A field is something we have created and defined to help us describe and understand the behavior of interacting particles. We know exactly how a field works because we created it. Now, whether our fields accurately predict the behavior of particles is an ongoing process. Currently they do very very well in nearly every circumstance.

 I like Muphrid's explanation #9 a lot. Let me see if I can explain it a little. In one picture of relativity, nothing is at "rest" because everything is moving forward in time, which is treated as a coordinate much like space. Something moving in space is actually moving in some direction in space-time. An acceleration is a (hyperbolic) rotation in space-time. In Newtonian physics, the physics of a system does not depend on what angle you look at the system in. If you rotate the system, calculate the equations of motion, and rotate them back, it shouldn't change the results. The same is true for shifting the overall velocity of the system and shifting it back. This is called Galilean invariance and predates Einstein, but relativity is needed to make this compatible with the idea of a constant speed of light. In relativity, the shift is velocity is actually a hyperbolic rotation, which unifies the Galilean invariance into a rotation invariance.
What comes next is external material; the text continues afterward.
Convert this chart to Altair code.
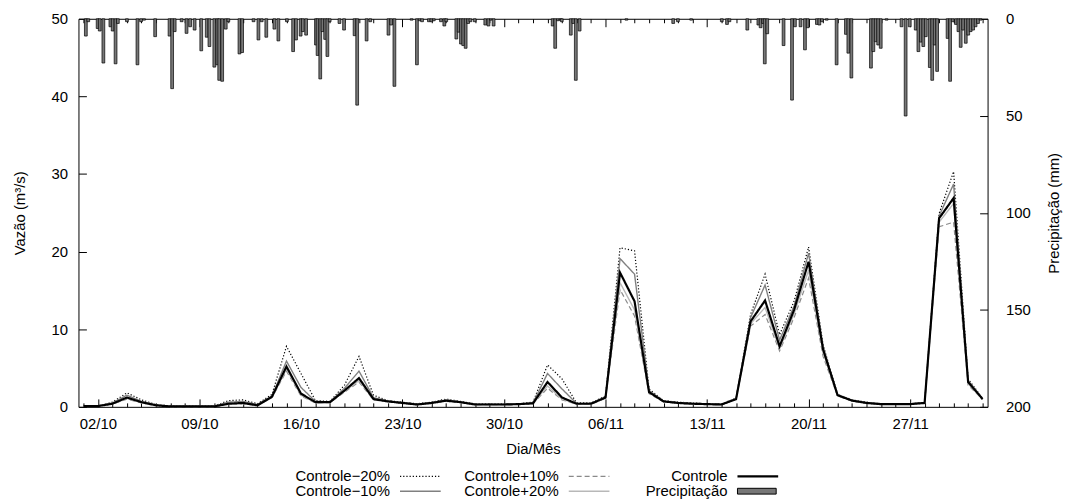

The trajectory of charged bodies can't change if you rotate the system and rotate it back! Consider a wire containing equal amounts of positive and negative charges, with a net current. For simplicity, imagine the positive charges are at rest and the negative charges are moving along the wire in one direction. What is the force on another charge outside the wire? Well, if we don't know how to calculate the magnetic force directly from the current, we can transform into another frame where the current is zero (where the positive charges and negative charges are moving with opposite velocity). Because of length contraction, the positive charges are closer together and the negative charges are farther apart, so there's a net positive charge. This charge exerts a force on the external charge, which causes it to move. Which means in the original frame with a current, there needs to be a force which causes the external charge to move. But there is no electric force, because the charge in the wire is zero. This is called the magnetic force. But we can see that the magnetic force is just the same thing as the electric force in a moving frame of reference, so we call it the electromagnetic force.